Extract the lines of the material below, beginning with the first and ending with the line that holds "17, fontFamily: 'Open". Skip every picture.

>> BEGIN Given data

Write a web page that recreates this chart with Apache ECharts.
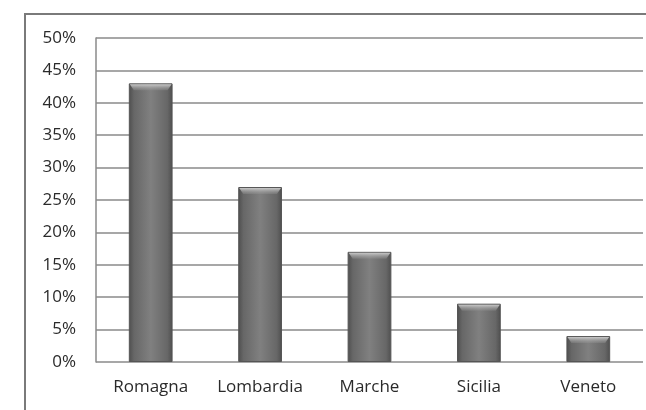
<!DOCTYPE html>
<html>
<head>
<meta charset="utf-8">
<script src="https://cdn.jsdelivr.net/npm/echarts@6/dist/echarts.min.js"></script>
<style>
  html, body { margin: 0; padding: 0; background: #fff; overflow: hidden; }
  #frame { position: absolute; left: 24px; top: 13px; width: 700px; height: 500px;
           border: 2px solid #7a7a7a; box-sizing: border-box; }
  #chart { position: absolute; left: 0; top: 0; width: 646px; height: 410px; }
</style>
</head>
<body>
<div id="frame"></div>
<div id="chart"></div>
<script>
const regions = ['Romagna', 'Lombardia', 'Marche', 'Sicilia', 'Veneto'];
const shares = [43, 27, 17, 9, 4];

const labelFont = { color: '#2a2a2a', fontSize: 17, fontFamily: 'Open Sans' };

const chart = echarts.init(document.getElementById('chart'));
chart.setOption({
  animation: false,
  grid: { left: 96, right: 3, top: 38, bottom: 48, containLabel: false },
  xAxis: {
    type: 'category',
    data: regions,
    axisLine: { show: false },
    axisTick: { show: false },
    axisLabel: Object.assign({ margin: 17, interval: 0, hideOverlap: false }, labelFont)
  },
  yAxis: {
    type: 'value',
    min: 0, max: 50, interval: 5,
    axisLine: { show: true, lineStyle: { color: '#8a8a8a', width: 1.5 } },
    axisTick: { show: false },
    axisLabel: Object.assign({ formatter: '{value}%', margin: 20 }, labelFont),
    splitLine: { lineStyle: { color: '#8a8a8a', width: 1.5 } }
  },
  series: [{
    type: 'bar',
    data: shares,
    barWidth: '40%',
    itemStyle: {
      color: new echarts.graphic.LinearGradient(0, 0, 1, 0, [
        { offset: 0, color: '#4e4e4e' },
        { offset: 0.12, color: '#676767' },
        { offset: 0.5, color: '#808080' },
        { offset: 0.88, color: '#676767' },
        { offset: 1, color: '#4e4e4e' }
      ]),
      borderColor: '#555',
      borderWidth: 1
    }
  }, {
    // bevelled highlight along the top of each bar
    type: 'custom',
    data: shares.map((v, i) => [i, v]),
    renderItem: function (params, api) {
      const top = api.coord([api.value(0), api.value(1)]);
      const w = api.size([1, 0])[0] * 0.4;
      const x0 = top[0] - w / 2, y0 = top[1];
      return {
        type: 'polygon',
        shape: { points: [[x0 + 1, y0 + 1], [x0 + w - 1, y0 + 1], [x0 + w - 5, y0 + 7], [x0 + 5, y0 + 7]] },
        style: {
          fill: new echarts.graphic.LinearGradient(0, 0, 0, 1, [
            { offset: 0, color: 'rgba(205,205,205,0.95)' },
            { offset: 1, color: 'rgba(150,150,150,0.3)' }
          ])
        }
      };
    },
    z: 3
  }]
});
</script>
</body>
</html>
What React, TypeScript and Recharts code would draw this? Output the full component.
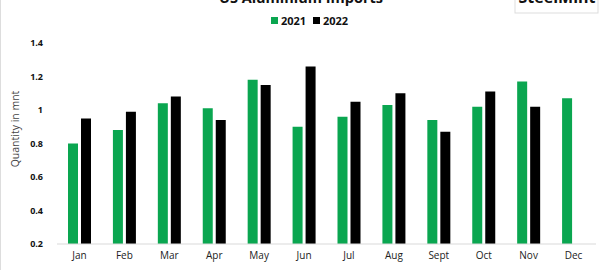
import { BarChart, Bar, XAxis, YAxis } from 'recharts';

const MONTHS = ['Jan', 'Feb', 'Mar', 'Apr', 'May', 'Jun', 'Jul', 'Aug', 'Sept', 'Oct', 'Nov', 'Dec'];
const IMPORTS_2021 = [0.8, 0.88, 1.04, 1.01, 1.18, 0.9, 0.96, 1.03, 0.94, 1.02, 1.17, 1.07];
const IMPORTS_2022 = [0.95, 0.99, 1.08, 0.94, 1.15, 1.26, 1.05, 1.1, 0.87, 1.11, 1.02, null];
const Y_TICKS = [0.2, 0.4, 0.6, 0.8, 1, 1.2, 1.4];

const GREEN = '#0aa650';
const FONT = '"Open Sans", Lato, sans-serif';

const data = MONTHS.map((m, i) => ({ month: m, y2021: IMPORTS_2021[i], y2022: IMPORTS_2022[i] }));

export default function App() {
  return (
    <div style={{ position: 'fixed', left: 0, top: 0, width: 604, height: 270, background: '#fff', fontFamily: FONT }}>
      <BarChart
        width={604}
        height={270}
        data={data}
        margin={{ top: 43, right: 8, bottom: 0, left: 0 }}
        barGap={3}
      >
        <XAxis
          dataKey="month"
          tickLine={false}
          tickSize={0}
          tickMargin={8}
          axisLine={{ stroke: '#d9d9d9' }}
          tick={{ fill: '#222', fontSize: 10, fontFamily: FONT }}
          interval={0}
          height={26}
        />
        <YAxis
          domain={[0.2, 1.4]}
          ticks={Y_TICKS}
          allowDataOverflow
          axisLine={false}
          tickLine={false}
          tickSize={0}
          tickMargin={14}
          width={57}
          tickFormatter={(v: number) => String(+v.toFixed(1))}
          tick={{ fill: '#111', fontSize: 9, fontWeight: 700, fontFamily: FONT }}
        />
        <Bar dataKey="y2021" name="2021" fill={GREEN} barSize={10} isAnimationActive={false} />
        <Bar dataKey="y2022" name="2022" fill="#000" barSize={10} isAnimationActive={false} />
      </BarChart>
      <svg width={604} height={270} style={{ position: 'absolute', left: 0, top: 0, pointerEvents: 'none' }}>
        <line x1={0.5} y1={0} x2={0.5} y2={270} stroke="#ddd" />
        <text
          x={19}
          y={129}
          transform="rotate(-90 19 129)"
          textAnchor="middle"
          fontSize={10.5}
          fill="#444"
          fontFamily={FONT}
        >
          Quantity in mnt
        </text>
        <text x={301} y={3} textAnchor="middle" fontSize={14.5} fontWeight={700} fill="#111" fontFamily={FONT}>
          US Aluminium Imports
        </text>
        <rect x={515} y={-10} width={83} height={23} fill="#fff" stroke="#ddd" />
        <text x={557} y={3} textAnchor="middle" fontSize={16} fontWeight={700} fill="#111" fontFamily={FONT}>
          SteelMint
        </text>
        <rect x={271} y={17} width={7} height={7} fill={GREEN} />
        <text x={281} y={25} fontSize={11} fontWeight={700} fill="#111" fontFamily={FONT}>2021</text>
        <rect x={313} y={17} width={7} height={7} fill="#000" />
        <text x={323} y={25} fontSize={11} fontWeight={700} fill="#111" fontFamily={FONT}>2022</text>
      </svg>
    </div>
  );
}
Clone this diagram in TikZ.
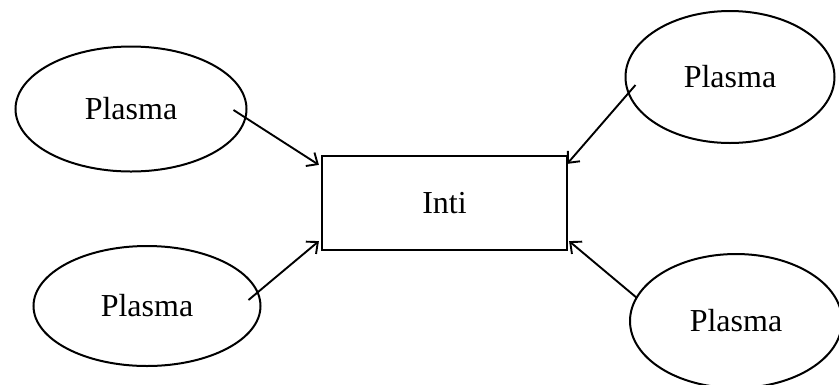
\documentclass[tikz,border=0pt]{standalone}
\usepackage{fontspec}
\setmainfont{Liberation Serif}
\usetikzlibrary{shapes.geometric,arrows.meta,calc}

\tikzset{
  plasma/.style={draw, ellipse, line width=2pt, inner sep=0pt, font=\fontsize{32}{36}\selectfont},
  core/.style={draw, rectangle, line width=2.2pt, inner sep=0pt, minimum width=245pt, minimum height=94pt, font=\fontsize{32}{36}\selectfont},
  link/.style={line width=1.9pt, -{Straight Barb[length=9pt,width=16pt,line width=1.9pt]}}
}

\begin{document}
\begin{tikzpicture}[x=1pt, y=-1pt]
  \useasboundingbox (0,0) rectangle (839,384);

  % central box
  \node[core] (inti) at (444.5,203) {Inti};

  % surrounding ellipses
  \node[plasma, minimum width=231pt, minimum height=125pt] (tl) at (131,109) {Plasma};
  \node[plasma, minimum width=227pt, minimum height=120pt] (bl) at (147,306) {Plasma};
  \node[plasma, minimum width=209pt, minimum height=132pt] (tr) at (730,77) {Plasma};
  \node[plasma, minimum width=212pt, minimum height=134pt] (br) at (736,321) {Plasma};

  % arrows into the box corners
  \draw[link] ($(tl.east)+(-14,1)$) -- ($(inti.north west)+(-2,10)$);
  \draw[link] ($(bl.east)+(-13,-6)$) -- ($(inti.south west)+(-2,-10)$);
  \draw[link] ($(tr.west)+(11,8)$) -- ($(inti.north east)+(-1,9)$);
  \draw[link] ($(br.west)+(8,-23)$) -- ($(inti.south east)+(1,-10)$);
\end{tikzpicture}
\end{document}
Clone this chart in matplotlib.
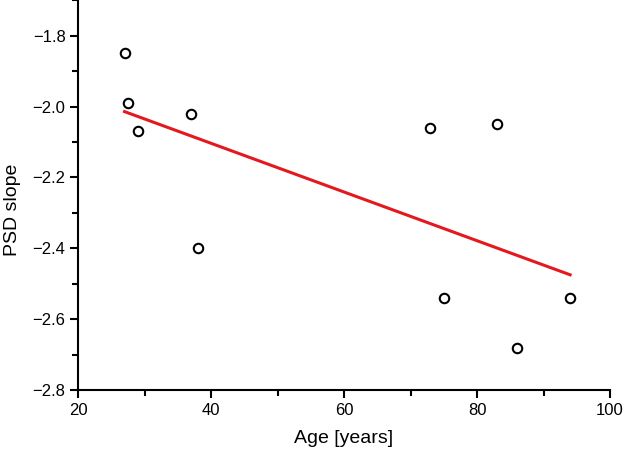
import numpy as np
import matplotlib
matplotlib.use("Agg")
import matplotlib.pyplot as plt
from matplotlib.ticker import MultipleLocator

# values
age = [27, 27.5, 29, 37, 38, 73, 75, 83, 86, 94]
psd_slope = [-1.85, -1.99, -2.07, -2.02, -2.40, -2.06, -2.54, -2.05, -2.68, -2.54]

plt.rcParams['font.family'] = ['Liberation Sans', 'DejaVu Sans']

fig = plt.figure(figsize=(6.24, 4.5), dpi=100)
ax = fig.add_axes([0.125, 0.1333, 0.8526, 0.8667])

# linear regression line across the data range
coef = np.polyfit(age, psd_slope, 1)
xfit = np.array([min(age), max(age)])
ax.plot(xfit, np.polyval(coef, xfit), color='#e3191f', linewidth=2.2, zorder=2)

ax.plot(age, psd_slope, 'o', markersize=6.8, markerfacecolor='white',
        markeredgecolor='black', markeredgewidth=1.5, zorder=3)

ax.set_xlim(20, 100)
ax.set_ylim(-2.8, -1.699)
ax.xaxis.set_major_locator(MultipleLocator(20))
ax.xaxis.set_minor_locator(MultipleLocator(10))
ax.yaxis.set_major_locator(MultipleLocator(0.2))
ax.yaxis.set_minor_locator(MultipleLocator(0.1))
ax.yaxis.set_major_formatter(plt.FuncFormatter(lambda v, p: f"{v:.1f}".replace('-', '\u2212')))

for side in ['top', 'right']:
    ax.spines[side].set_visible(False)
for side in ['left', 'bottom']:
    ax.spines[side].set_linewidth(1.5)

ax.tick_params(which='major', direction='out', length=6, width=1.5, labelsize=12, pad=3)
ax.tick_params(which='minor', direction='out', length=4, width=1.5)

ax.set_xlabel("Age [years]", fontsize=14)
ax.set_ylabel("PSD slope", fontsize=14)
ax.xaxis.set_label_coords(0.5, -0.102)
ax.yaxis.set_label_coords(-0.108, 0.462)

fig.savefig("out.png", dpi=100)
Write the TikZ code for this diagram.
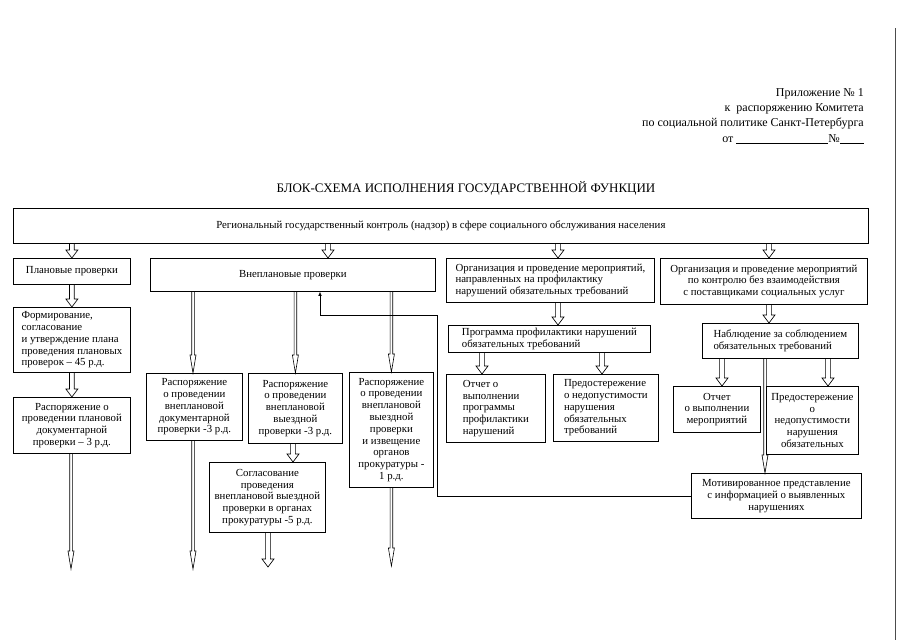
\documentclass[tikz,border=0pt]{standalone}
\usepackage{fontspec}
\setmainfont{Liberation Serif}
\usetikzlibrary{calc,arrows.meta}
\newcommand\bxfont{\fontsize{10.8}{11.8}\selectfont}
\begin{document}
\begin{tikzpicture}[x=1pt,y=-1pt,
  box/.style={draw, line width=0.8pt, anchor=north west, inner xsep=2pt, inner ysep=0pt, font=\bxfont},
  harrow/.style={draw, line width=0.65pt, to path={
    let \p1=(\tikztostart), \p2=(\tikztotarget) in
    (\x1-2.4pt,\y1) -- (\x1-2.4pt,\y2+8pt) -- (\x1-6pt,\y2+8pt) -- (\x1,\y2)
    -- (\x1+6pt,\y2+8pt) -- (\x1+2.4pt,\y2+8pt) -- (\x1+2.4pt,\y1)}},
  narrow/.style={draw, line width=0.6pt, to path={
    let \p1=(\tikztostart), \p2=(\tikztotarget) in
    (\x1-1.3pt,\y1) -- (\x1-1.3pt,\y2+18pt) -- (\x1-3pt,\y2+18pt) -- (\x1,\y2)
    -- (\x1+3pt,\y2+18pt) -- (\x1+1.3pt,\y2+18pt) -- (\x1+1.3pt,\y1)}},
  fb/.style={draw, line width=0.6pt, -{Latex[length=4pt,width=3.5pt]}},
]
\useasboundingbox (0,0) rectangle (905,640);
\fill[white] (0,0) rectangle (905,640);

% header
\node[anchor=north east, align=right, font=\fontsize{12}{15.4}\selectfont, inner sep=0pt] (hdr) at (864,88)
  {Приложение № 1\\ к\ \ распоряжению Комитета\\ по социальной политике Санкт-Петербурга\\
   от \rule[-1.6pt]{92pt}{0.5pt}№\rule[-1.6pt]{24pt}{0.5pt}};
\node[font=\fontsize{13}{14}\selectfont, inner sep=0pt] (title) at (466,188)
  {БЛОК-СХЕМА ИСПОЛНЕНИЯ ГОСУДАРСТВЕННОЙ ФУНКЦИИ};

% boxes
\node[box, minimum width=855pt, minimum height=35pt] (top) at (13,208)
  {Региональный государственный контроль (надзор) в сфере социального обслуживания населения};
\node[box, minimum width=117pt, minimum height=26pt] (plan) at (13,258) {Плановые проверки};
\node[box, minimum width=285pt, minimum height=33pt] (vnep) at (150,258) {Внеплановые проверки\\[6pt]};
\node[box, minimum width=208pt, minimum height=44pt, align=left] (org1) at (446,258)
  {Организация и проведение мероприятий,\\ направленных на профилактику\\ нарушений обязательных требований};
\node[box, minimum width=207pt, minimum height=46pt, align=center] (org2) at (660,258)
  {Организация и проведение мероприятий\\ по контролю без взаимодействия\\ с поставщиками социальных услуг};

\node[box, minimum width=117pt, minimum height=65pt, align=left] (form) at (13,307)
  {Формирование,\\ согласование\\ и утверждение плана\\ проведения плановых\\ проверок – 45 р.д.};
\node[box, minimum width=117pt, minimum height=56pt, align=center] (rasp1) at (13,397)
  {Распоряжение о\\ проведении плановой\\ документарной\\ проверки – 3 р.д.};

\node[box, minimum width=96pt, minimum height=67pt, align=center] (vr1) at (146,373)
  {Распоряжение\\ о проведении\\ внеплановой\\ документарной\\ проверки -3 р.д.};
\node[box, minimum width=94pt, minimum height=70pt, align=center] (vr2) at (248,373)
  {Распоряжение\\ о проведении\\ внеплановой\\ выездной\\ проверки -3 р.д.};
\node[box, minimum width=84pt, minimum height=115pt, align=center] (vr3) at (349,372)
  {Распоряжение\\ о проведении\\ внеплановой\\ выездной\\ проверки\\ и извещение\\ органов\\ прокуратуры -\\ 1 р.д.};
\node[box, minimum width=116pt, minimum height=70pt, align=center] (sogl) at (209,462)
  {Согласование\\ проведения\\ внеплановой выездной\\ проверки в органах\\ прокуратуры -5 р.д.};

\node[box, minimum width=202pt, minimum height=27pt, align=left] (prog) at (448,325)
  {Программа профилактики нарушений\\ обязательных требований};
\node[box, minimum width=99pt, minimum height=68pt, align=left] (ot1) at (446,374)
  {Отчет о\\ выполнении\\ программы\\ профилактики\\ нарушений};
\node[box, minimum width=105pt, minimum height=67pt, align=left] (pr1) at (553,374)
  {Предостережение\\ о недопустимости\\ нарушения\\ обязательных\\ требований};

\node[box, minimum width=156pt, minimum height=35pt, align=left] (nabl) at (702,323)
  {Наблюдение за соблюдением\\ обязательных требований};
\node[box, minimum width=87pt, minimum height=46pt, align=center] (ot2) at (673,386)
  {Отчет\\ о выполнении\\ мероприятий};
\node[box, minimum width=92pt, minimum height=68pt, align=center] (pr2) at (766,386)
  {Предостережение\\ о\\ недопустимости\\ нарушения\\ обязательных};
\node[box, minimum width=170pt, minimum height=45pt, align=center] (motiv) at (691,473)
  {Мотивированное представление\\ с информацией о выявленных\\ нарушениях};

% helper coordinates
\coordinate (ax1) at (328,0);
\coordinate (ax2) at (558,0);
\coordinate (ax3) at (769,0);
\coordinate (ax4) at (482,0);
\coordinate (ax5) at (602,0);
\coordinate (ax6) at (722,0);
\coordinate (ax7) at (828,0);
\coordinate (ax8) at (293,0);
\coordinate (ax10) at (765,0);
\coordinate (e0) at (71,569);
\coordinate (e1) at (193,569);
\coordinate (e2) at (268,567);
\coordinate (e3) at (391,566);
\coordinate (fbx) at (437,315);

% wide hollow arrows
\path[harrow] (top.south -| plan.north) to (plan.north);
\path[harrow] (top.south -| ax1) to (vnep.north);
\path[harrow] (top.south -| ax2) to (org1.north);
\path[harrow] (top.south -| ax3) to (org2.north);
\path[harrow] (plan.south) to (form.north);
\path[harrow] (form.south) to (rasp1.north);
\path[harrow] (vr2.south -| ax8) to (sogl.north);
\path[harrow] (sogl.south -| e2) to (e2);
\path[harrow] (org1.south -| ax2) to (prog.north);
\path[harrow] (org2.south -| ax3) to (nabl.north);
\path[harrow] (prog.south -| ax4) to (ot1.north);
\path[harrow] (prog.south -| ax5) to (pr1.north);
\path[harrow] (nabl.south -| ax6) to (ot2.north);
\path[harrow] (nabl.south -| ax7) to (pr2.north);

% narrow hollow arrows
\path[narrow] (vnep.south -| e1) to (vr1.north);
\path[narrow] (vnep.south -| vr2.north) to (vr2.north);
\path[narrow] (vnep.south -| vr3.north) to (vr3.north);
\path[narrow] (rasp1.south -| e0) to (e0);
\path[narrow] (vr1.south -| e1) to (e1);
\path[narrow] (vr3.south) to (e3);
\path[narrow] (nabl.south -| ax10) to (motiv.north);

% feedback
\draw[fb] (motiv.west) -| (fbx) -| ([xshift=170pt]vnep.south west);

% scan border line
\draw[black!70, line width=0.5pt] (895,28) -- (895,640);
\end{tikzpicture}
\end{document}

>> END Given data

**Finished exercise**:
Write a web page that recreates this chart with Apache ECharts.
<!DOCTYPE html>
<html>
<head>
<meta charset="utf-8">
<script src="https://cdn.jsdelivr.net/npm/echarts@6/dist/echarts.min.js"></script>
<style>
  html, body { margin: 0; padding: 0; background: #fff; overflow: hidden; }
  #frame { position: absolute; left: 24px; top: 13px; width: 700px; height: 500px;
           border: 2px solid #7a7a7a; box-sizing: border-box; }
  #chart { position: absolute; left: 0; top: 0; width: 646px; height: 410px; }
</style>
</head>
<body>
<div id="frame"></div>
<div id="chart"></div>
<script>
const regions = ['Romagna', 'Lombardia', 'Marche', 'Sicilia', 'Veneto'];
const shares = [43, 27, 17, 9, 4];

const labelFont = { color: '#2a2a2a', fontSize: 17, fontFamily: 'Open Sans' };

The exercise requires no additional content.